«Non mi sento più la persona migliore per questo ruolo». Si dimette il premier irlandese Leo Varadkar
Irlanda Pesa lo schiaffo del referendum costituzionale. Tra un anno le elezioni: favorito il Sinn Fein
Irlanda Pesa lo schiaffo del referendum costituzionale. Tra un anno le elezioni: favorito il Sinn Fein
«Dopo un’attenta considerazione ed esame di coscienza, non mi sento più il soggetto migliore per questo ruolo». In questa laconica e solo in parte sibillina formula, il quarantacinquenne Leo Varadkar, dal 2017 primo premier dell’Eire indo-irlandese e apertamente gay, ha condensato ieri la sua decisione di dimettersi. Varadkar, leader del partito di centrodestra Fine Gael e alla guida del paese forte di una coalizione tripartita con verdi e l’altro partito omologo, Fianna Fail, con il cui leader, Micheal Martin divideva il ruolo, era appena tornato da Washington dove aveva festeggiato, come da tradizione, la ricorrenza di S. Patrizio con il presidente americano Joe Biden, notoriamente a sua volta attaccato alle proprie radici gaeliche.

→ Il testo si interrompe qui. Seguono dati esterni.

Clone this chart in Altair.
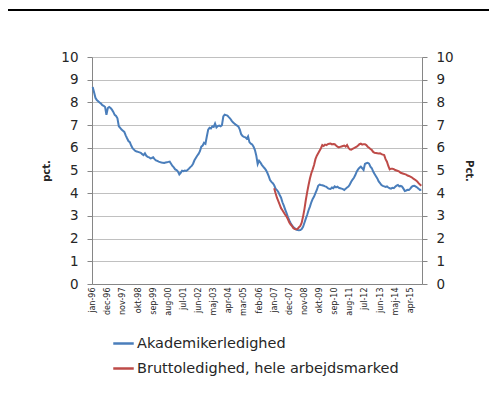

«Non c’è mai un momento giusto per rassegnare le dimissioni» ha aggiunto visibilmente emozionato ma, in buona sostanza, non si sente più in grado di sostenere un ruolo di simile peso/importanza. Mollerà istantaneamente la presidenza del partito, il premierato quando sarà stato trovato un altro leader; auspicabilmente entro il sei aprile, in modo da poter installare il suo successore dopo la pausa pasquale. Il paese si avvia comunque verso il doppio appuntamento elettorale delle amministrative, fra meno di dieci settimane, e a meno di un anno dalle politiche, che sembrerebbero peraltro, sondaggi alla mano, inclini a dare il potere per la prima volta al Sinn Fein, l’emanazione politica dell’Ira.
Varadkar ha inoltre dichiarato di non avere un piano definito su cosa fare dopo il passo indietro. Le ragioni sarebbero politiche e personali ma «soprattutto politiche». Di quest’ultima ammissione non è proprio difficile scorgere la causa nel ceffone referendario appena assestatogli dai connazionali. Che hanno votato no all’ultima recentissima consultazione, quella che si riprometteva di emendare la costituzione in senso più moderno e inclusivo nei suoi due articoli facenti riferimento alla famiglia e alle cure familiari, permettendo di estendere la prima al di là delle coppie sposate mentre disincagliava finalmente la figura femminile dalle seconde. Il tutto dopo essersi dimostrati – sempre i suoi connazionali – capaci di disincrostare l’Irlanda dalla propria identità cattoreazionaria a suon di referendum – tra gli altri, la legalizzazione dei matrimoni fra persone dello stesso sesso nel 2015 e quello con cui si è finalmente data l’aborto nel 2018, in entrambi i quali lo stesso Varadkar aveva giocato un ruolo preponderante.
È dunque probabile che le polemiche susseguitesi alla cocente sconfitta – polarizzate attorno a quelle che stigmatizzavano la scarsa efficacia della campagna elettorale da una parte e quelle che lo accusavano di aver speso energie preziose in un cambiamento poco più che cosmetico proprio mentre tirava ben più sostanzialmente i remi in barca quanto al dovere statuale di supportare le cure familiari agli anziani e ai disabili – ne abbiano irrimediabilmente minato l’autorità in seno al partito. Un brusco risveglio riflesso nella peggiore sconfitta di un governo irlandese a un referendum.
Si tratta in ogni caso di un forfait tellurico per gli equilibri politici del paese, la resa di una figura che sembrava abbastanza inarrestabile, non solo per via del succitato protagonismo referendario, ma anche per il modo equilibrato e costruttivo con cui aveva gestito i rapporti tra Bruxelles e una Gran Bretagna in preda agli spasmi euroscettici di Brexit. Secondo i sempre insostituibili allibratori, tra i più papabili a succedergli ora figurerebbe il ministro dell’università Simon Harris.